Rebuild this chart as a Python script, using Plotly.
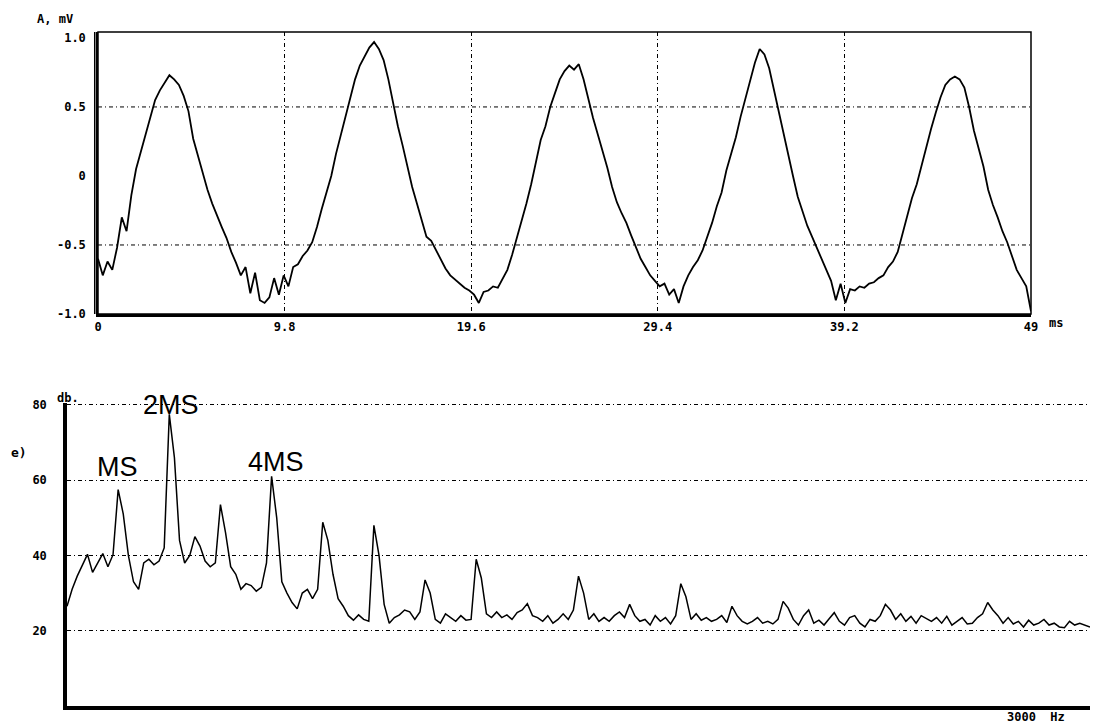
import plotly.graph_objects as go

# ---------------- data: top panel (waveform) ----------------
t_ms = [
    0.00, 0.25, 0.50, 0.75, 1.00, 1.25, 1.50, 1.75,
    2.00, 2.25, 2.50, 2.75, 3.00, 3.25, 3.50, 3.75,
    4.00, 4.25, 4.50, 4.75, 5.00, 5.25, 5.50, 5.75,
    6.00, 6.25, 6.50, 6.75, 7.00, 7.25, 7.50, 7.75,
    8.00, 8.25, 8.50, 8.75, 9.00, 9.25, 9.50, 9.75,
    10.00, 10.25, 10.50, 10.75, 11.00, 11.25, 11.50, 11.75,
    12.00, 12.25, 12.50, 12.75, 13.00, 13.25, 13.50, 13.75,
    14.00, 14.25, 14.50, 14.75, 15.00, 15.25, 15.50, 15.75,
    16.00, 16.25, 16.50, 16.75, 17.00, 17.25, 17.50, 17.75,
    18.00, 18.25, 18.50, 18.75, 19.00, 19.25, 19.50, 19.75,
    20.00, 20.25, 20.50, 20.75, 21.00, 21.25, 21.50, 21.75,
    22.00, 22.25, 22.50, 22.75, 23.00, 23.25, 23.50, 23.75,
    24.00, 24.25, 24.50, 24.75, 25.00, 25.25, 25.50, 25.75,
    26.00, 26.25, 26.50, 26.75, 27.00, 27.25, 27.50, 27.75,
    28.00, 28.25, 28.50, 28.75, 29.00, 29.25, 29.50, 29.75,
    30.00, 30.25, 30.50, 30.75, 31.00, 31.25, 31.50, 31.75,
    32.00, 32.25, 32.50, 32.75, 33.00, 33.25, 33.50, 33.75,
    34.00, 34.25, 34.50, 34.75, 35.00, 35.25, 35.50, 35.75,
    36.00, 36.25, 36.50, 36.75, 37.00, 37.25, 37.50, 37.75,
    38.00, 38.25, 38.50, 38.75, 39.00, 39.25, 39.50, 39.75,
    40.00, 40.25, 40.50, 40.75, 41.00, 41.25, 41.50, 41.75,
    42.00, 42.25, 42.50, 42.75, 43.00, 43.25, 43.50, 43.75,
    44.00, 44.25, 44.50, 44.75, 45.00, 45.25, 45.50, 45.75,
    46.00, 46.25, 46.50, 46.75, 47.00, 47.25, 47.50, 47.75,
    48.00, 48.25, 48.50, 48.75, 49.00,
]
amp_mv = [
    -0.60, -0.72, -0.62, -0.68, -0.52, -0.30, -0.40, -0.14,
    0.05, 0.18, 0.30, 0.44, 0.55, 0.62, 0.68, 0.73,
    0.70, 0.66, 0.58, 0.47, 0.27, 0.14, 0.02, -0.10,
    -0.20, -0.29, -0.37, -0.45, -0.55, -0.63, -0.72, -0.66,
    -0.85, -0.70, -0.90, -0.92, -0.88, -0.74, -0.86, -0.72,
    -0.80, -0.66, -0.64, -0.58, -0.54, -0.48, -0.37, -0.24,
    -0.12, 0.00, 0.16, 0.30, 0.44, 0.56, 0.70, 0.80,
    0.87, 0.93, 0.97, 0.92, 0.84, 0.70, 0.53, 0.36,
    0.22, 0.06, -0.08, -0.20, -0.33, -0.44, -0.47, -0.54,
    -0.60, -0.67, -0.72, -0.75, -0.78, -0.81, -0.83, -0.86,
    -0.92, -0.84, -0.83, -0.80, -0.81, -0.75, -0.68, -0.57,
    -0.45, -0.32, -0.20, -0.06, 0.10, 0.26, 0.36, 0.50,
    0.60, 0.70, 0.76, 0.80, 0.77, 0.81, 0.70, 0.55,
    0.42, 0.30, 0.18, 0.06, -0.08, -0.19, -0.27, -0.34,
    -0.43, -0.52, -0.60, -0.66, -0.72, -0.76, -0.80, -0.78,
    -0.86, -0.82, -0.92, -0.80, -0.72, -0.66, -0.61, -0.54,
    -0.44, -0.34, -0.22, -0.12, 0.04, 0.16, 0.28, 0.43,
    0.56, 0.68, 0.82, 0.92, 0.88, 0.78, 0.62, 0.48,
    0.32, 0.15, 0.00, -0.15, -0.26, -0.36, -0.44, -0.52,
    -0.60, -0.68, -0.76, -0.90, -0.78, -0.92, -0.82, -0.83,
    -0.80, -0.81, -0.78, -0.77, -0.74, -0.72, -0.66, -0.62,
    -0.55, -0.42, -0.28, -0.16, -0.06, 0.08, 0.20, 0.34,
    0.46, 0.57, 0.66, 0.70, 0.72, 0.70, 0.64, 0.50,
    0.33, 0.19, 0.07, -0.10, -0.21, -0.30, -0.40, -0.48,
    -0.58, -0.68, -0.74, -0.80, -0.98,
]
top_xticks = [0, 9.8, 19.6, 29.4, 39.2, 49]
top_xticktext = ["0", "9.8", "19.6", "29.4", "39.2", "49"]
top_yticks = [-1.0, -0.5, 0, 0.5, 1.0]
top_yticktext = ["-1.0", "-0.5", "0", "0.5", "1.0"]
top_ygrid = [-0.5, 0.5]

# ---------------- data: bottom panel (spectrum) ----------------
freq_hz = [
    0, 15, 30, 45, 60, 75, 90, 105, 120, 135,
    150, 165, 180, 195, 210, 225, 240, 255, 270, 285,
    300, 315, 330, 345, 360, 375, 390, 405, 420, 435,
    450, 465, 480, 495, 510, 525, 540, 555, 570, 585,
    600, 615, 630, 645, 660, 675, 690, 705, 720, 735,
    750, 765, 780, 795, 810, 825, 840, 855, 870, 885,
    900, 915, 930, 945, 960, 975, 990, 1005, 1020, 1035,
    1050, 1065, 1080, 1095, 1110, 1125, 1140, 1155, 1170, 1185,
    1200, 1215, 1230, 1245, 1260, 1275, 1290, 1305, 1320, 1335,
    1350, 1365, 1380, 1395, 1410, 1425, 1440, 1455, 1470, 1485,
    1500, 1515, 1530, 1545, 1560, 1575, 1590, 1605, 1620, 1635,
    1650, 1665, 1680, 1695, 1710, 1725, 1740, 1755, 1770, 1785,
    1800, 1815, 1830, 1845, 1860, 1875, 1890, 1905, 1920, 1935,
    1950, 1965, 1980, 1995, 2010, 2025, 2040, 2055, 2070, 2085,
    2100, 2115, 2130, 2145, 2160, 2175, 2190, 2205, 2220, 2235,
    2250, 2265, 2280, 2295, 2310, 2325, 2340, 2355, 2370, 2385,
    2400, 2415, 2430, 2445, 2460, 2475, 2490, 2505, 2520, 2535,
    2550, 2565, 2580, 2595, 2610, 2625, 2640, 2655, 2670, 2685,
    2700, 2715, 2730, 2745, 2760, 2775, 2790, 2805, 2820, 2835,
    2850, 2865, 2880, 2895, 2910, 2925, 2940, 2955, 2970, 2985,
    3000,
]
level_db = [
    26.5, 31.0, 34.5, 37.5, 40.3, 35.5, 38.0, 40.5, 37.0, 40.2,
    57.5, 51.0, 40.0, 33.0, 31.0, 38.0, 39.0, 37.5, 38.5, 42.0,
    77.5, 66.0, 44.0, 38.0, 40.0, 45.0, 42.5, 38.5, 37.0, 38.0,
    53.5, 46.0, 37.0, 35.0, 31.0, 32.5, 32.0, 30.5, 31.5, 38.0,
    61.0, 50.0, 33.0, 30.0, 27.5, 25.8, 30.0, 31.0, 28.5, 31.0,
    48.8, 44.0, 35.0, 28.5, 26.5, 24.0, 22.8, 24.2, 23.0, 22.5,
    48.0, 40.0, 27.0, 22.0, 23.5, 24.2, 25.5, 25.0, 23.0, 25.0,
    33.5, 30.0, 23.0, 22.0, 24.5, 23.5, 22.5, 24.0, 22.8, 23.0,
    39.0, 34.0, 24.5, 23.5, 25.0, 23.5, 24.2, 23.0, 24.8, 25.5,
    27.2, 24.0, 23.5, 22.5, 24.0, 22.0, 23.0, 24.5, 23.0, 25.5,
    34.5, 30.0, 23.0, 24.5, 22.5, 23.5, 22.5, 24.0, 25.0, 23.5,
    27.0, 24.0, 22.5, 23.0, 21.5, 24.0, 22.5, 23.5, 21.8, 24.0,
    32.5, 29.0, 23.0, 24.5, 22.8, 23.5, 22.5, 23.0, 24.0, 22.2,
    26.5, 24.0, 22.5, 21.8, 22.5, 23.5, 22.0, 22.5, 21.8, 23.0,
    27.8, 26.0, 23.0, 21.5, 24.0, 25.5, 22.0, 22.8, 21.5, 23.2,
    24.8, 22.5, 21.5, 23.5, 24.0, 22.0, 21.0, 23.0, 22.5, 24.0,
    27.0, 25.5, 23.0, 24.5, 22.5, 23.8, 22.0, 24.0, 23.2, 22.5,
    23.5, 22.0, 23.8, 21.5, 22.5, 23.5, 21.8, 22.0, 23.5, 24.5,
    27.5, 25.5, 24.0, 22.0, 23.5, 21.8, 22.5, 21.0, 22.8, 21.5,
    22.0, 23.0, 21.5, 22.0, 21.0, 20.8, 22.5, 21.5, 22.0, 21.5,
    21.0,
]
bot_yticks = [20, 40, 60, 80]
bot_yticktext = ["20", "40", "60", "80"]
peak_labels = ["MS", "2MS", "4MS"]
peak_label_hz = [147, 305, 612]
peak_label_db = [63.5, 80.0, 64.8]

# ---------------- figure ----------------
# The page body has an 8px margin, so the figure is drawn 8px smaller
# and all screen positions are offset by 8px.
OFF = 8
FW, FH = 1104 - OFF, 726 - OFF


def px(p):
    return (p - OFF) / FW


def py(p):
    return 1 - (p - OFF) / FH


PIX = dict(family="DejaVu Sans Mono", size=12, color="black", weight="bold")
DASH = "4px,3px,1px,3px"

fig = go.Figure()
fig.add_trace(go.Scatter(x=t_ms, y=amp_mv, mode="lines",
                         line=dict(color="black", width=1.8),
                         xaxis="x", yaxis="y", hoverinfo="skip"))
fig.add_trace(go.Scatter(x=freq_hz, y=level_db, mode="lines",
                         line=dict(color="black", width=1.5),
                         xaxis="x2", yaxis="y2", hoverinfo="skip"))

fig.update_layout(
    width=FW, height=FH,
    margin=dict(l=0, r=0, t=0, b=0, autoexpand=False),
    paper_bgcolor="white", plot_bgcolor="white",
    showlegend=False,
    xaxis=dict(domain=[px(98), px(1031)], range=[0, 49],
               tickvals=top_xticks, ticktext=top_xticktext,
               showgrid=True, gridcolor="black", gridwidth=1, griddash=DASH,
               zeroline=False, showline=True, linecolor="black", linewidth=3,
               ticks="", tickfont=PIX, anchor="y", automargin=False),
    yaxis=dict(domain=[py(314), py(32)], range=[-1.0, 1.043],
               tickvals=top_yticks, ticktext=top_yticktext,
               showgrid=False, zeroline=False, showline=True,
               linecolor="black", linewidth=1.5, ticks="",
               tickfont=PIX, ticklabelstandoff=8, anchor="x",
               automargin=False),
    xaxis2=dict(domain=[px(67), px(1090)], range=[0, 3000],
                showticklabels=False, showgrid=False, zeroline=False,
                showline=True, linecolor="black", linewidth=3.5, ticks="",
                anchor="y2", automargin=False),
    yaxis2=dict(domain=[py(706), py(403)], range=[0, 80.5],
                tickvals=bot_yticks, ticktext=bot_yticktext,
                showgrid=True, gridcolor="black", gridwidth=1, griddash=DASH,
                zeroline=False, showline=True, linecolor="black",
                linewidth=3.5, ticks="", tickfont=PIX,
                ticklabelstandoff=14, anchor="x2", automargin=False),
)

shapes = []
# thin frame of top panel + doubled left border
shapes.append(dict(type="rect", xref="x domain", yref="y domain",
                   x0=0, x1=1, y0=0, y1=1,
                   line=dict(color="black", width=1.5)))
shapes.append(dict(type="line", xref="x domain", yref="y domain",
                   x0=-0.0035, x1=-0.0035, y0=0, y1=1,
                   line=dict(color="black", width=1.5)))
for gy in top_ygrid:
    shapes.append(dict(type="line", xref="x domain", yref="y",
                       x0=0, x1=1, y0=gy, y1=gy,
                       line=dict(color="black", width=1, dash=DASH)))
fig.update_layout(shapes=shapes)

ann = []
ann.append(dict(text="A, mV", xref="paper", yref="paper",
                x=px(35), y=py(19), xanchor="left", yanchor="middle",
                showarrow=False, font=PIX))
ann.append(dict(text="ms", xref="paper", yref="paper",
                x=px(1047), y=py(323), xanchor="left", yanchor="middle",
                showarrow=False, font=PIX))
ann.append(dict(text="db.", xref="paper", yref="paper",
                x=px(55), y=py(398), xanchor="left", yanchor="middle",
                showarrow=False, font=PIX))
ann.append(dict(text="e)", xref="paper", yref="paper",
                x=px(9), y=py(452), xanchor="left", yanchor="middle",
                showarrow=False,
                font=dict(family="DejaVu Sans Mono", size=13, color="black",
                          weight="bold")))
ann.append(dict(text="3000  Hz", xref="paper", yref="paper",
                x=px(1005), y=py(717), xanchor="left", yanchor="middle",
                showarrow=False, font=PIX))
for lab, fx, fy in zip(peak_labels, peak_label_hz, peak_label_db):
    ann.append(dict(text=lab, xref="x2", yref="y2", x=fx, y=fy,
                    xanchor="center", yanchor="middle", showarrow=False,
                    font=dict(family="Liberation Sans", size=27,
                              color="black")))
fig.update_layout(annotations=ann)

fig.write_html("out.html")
——————————
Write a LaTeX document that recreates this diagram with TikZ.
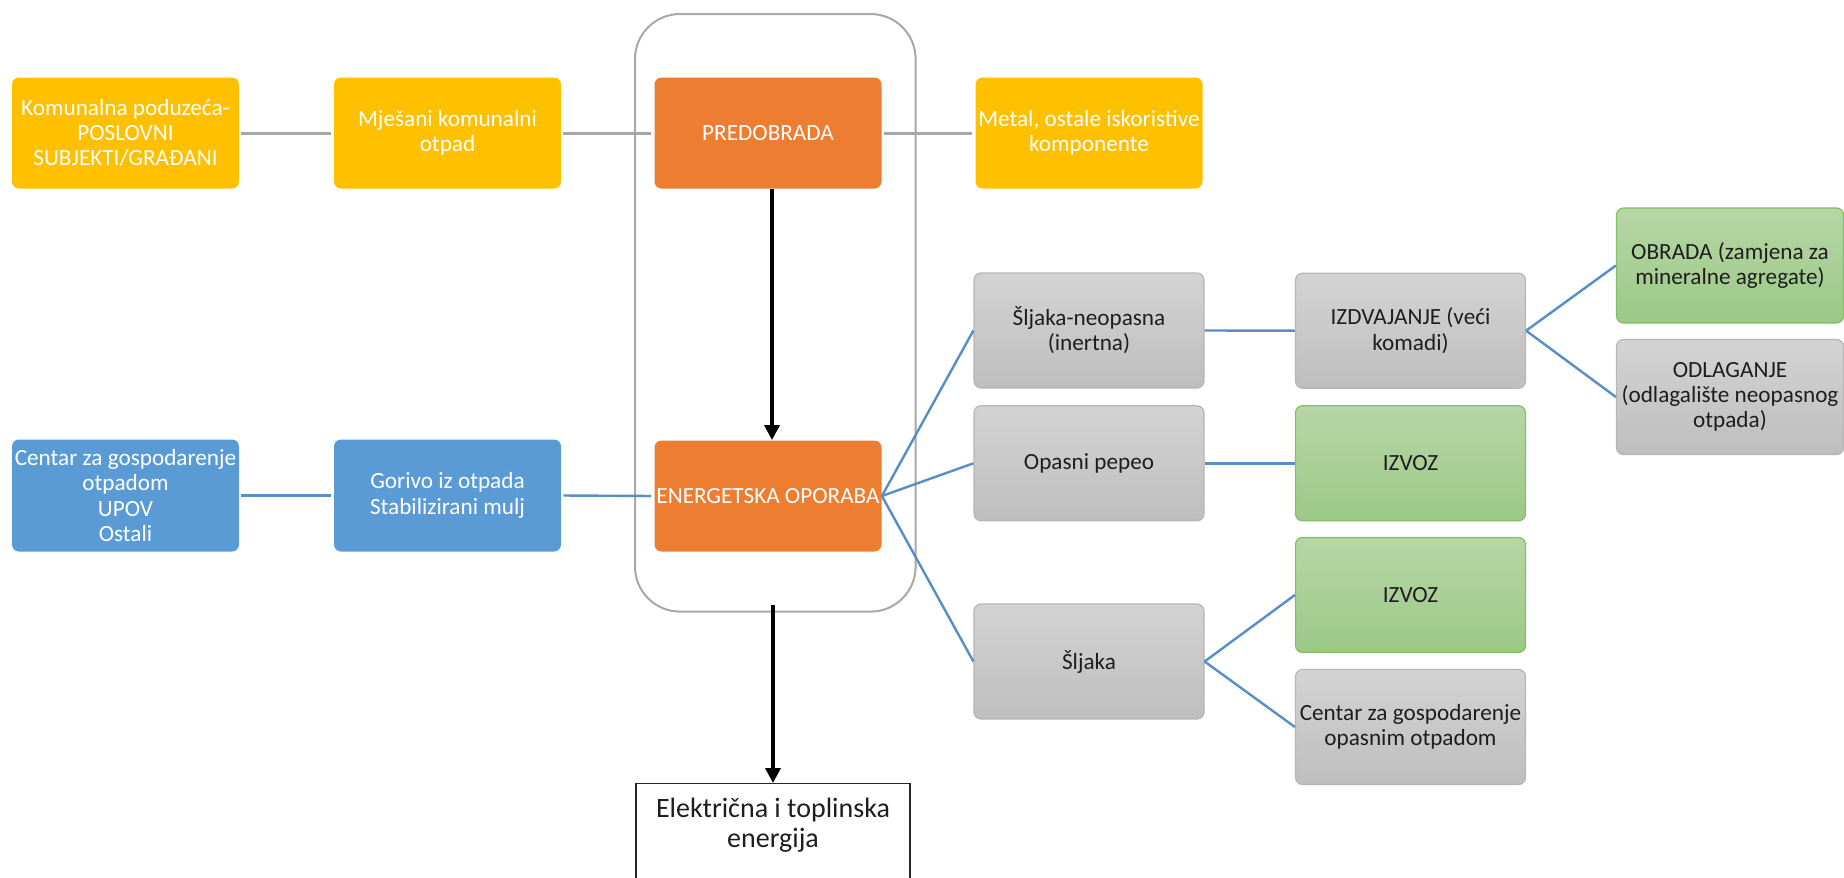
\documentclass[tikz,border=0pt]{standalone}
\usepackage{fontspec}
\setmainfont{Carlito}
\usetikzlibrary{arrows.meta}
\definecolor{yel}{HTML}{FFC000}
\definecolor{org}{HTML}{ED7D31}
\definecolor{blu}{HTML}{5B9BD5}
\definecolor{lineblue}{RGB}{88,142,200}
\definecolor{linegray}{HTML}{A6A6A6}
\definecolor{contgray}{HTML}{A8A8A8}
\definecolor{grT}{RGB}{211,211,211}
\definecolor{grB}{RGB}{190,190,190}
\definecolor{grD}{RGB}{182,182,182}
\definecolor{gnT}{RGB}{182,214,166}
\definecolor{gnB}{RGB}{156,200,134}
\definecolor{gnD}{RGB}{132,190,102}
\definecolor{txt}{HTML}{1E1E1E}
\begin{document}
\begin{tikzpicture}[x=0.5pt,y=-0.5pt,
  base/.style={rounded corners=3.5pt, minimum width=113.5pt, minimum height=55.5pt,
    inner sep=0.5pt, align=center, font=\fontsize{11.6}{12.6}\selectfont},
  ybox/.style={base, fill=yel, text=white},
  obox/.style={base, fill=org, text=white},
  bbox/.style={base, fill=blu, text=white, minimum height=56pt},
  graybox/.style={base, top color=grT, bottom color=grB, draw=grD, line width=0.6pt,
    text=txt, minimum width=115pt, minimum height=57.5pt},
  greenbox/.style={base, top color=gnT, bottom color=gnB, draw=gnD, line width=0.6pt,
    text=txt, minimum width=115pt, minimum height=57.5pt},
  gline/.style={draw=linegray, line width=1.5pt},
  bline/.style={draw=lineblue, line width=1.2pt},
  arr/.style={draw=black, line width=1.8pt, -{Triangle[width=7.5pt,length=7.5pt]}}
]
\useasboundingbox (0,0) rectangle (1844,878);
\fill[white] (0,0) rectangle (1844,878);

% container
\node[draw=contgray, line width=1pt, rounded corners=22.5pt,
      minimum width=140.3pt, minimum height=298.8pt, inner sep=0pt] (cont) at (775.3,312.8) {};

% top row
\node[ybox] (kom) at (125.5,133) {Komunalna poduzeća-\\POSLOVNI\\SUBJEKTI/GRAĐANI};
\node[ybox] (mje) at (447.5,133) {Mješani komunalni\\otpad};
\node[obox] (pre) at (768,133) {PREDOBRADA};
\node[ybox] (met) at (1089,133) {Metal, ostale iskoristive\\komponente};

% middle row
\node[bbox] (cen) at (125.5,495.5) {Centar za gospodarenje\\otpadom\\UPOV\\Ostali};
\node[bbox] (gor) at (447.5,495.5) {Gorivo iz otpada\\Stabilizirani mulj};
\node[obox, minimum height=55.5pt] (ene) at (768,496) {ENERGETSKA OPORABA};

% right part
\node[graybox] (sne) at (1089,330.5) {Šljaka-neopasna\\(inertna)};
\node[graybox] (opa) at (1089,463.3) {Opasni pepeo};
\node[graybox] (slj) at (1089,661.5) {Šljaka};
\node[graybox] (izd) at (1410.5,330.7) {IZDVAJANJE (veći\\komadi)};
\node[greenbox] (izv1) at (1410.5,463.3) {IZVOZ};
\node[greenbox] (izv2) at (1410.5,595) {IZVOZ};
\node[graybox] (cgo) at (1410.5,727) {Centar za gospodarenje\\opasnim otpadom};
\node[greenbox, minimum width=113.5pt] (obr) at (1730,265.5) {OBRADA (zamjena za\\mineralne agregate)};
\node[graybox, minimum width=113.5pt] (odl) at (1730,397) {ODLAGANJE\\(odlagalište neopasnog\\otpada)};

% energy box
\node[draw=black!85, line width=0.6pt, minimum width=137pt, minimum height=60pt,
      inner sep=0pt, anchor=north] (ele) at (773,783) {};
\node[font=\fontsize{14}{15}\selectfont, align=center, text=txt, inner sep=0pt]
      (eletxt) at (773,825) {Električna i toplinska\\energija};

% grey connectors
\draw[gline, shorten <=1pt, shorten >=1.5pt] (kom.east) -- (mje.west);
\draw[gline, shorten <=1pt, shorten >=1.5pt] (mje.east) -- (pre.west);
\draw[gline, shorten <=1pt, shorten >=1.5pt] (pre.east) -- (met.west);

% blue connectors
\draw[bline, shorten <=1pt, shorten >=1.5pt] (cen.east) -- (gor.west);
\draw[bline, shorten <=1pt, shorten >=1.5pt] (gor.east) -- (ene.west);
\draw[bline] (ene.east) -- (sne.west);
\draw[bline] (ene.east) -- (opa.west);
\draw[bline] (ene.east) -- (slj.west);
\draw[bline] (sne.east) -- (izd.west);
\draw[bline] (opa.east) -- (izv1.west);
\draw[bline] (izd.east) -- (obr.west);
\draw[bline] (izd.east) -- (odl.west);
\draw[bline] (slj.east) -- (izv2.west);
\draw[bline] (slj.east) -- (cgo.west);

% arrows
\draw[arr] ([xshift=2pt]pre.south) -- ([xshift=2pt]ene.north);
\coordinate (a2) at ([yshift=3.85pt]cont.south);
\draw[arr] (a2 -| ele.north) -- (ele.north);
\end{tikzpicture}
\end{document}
——————————
### Exercise
Reproduce nothing but the lines from the one with "Rebuild this chart" to the one with "import plotly.graph_objects as go", both lines included, and keep every picture out of the copy.

### Written solution
Rebuild this chart as a Python script, using Plotly.
import plotly.graph_objects as go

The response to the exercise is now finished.